_THE TASK:_ In the material below, identify each line bearing the word "this". Reproduce those lines.
-- start --
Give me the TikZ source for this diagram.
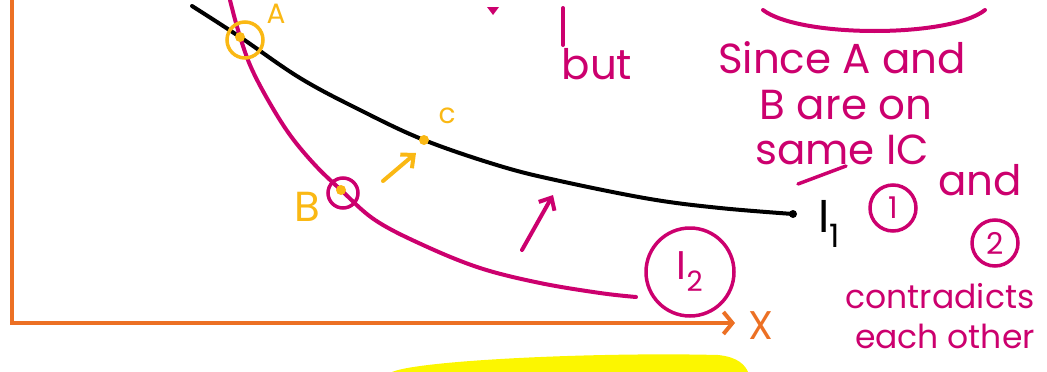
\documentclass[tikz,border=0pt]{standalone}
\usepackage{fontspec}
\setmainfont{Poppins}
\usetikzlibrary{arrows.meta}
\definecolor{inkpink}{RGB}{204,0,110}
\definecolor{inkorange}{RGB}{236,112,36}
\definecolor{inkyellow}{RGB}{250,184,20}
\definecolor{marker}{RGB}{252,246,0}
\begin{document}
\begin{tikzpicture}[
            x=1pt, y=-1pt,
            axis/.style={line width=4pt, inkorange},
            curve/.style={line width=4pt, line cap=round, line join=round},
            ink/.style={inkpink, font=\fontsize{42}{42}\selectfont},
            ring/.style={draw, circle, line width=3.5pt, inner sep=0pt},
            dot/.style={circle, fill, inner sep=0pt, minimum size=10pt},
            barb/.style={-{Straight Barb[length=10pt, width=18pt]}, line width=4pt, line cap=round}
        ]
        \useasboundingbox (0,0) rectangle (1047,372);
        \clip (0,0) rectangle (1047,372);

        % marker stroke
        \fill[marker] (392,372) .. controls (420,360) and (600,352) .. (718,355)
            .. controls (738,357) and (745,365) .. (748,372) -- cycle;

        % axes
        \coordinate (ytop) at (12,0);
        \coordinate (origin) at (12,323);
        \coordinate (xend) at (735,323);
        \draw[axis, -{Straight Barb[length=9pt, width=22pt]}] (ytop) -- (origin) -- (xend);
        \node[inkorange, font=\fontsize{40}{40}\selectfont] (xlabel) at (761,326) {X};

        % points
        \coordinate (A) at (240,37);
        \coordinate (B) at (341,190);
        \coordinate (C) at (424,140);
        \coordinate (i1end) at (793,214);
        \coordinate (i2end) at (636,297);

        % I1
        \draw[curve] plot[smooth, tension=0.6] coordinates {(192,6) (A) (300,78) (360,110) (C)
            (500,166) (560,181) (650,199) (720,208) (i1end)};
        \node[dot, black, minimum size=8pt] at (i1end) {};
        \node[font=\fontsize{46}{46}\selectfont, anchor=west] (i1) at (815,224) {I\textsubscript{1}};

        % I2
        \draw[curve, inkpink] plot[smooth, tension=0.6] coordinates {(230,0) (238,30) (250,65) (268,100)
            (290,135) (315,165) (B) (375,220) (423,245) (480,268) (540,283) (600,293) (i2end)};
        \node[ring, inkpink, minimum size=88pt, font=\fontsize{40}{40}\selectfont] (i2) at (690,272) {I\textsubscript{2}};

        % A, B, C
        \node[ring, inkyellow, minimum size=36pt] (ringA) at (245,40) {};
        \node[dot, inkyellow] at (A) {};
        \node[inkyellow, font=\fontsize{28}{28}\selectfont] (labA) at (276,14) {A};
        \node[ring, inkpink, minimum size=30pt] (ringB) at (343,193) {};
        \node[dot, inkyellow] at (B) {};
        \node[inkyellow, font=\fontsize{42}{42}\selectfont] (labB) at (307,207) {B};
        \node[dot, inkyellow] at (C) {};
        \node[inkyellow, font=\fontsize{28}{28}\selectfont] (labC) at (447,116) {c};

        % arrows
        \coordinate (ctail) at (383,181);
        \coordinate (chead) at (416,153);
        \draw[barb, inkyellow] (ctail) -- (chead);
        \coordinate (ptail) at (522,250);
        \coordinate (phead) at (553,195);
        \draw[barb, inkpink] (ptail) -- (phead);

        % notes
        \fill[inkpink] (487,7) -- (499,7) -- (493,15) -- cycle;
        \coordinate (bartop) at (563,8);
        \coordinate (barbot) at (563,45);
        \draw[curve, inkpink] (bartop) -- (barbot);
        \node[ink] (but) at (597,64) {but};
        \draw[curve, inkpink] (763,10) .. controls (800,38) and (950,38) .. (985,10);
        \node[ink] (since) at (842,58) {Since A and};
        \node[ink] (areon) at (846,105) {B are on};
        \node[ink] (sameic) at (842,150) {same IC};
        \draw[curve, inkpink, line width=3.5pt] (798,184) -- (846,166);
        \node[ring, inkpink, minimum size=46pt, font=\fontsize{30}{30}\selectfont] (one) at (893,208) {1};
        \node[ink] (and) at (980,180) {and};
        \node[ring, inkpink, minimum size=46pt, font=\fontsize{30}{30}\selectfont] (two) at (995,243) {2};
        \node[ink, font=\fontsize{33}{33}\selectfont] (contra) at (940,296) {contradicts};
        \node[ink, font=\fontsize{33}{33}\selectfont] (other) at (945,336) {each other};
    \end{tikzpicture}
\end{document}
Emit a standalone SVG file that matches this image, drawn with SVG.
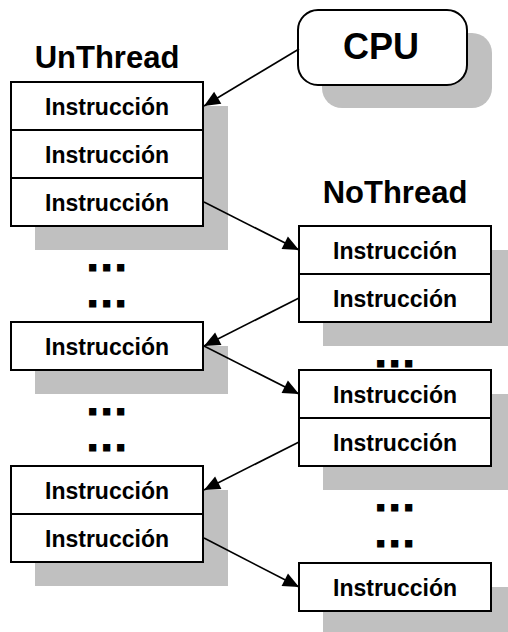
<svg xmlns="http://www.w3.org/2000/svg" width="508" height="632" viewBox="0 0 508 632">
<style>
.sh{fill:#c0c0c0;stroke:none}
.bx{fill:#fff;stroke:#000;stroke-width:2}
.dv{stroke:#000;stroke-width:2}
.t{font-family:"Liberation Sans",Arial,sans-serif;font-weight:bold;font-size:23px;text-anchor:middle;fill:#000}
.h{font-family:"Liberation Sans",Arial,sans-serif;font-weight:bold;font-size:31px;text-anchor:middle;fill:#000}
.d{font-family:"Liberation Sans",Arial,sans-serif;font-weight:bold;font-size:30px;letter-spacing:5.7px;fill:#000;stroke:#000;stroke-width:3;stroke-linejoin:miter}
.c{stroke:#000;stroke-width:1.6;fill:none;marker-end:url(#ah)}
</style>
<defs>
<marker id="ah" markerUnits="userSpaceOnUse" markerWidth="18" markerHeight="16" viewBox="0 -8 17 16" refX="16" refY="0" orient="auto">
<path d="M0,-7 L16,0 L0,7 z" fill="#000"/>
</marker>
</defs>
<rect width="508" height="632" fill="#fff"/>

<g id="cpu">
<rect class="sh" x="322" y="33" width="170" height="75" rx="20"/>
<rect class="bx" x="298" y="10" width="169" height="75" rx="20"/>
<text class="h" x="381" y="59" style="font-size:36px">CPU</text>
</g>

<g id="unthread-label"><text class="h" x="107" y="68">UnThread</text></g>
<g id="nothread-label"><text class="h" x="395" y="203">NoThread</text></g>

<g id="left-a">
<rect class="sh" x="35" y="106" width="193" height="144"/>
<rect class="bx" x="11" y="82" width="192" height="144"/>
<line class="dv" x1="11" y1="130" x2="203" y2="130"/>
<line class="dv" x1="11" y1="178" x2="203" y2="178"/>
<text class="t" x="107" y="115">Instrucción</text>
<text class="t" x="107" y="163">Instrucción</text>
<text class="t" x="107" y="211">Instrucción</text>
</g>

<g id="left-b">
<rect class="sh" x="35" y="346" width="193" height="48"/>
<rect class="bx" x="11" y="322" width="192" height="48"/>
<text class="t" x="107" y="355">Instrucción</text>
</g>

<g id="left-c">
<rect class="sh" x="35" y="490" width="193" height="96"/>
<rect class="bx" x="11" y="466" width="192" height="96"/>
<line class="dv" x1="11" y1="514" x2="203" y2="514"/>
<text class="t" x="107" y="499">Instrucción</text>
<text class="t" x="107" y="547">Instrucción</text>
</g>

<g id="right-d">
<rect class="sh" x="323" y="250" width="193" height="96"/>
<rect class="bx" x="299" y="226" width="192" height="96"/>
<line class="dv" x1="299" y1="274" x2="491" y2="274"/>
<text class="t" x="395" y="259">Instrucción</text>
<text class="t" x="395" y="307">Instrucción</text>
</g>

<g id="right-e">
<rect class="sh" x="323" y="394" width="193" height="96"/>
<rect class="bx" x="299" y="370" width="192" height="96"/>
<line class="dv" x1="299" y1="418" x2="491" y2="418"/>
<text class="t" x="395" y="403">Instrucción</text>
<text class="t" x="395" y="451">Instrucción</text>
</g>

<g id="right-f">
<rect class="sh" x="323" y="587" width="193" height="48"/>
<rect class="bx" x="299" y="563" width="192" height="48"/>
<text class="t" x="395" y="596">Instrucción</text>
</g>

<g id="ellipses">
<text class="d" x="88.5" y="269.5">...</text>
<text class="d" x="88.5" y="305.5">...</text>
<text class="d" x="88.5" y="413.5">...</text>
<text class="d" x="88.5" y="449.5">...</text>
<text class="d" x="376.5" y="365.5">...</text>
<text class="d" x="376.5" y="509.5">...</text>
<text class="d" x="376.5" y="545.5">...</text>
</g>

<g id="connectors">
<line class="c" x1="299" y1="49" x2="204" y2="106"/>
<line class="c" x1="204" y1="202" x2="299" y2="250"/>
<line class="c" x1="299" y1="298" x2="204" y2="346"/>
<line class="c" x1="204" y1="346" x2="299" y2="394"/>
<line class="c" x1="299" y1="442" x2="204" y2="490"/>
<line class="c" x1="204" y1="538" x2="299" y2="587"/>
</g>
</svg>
-- end --
_SOLUTION:_
Give me the TikZ source for this diagram.
Emit a standalone SVG file that matches this image, drawn with SVG.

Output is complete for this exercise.